Peach Bowl champion

Peach Bowl, W 24–18 vs. Clemson
- Conference: Southwest Conference

Ranking
- Coaches: No. 15
- AP: No. 14
- Record: 8–4 (5–3 SWC)
- Head coach: Grant Teaff (8th season);
- Offensive coordinator: John O'Hara (1st season)
- Co-offensive coordinator: Duke Christian (1st season)
- Offensive scheme: I formation
- Home stadium: Baylor Stadium

= 1979 Baylor Bears football team =

American college football season

The 1979 Baylor Bears football team represented the Baylor University in the 1979 NCAA Division I-A football season. The Bears finished the regular season fourth in the Southwest Conference. A win over Clemson in the Peach Bowl capped the season.

==Schedule==

| Date | Opponent | Rank | Site | Result | Attendance | Source |
| September 8 | Lamar* |  | Baylor Stadium; Waco, TX; | W 20–7 | 25,000 |  |
| September 15 | Texas A&M |  | Baylor Stadium; Waco, TX (rivalry); | W 17–7 | 48,500 |  |
| September 22 | at No. 2 Alabama* |  | Legion Field; Birmingham, AL; | L 0–45 | 77,512 |  |
| September 29 | Texas Tech |  | Baylor Stadium; Waco, TX (rivalry); | W 27–17 | 35,800 |  |
| October 6 | at No. 6 Houston |  | Astrodome; Houston, TX (rivalry); | L 10–13 | 37,142 |  |
| October 13 | at SMU |  | Texas Stadium; Irving, TX; | W 24–21 | 65,101 |  |
| October 20 | at Army* |  | Michie Stadium; West Point, NY; | W 55–0 | 32,591 |  |
| October 27 | TCU |  | Baylor Stadium; Waco, TX (rivalry); | W 16–3 | 36,250 |  |
| November 10 | at No. 9 Arkansas | No. 17 | Razorback Stadium; Fayetteville, AR; | L 20–29 | 43,284 |  |
| November 17 | Rice | No. 20 | Baylor Stadium; Waco, TX; | W 45–14 | 28,500 |  |
| November 24 | at No. 6 Texas | No. 17 | Texas Memorial Stadium; Austin, TX (rivalry); | L 0–13 | 63,288 |  |
| December 31 | vs. No. 18 Clemson* | No. 19 | Atlanta–Fulton County Stadium; Atlanta, GA (Peach Bowl); | W 24–18 | 57,321 |  |
*Non-conference game; Homecoming; Rankings from AP Poll released prior to the game;

==Game summaries==

===Peach Bowl===

Freshman DB Kyle Woods, who injured his neck in preseason practice, spoke to the team before the game and was on the sidelines in wheelchair as team wore No. 23 towels as tribute.

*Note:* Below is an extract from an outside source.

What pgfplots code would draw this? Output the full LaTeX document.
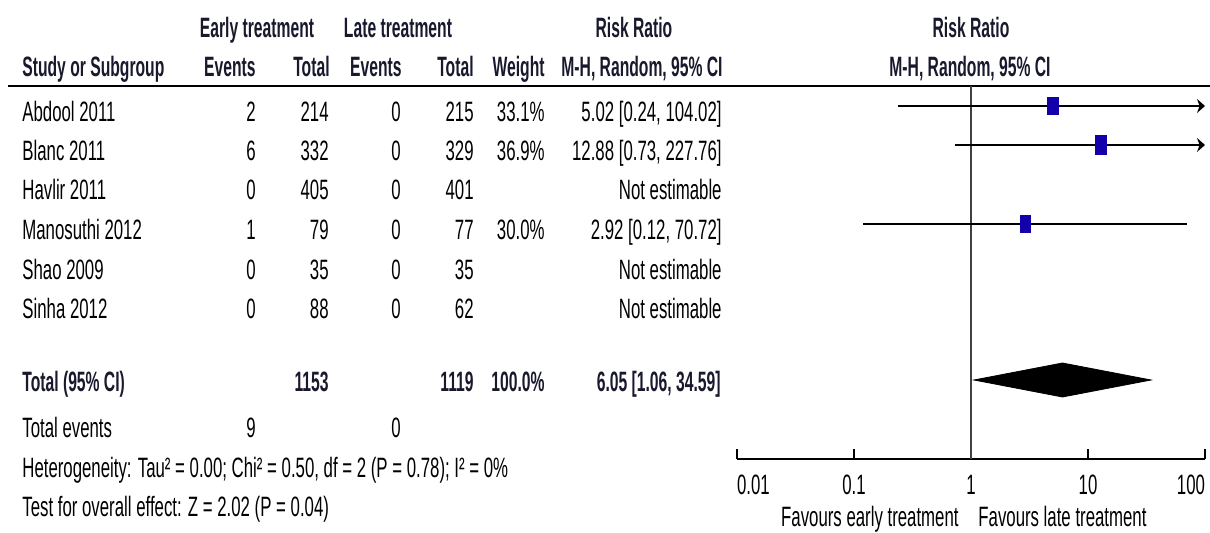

| Team | 1 | 2 | 3 | 4 | Total |
|---|---|---|---|---|---|
| • Baylor | 0 | 14 | 10 | 0 | 24 |
| Clemson | 7 | 0 | 3 | 8 | 18 |

==Team players drafted into the NFL==
The following players were drafted into professional football following the season.

| Player | Position | Round | Pick | Franchise |
| William Glass | Guard | 4 | 86 | Cincinnati Bengals |
| Arland Thompson | Guard | 4 | 103 | Chicago Bears |
| Keith Bishop | Guard | 6 | 157 | Denver Broncos |
| Bo Taylor | Running back |  |  | Tampa Bay |
| Andrew Melontree | Linebacker | 6 | 159 | Cincinnati Bengals |
| Gary Don Johnson | Defensive tackle | 7 | 168 | Cincinnati Bengals |
| Kirk Collins | Defensive back | 7 | 176 | Los Angeles Rams |
| Thomas Brown | Defensive end | 11 | 302 | Philadelphia Eagles |
| Frank Pollard | Running back | 11 | 305 | Pittsburgh Steelers |
| Howard Fields | Defensive back | 12 | 329 | Philadelphia Eagles |

==Awards and honors==
- Mike Singletary, (All-America) honors
- Mike Singletary, Davey O'Brien Memorial Trophy, awarded to the most outstanding player in the Southwest Conference.
- Mike Singletary was the only college junior to be selected to the All-Southwest Conference Team of the 1970s.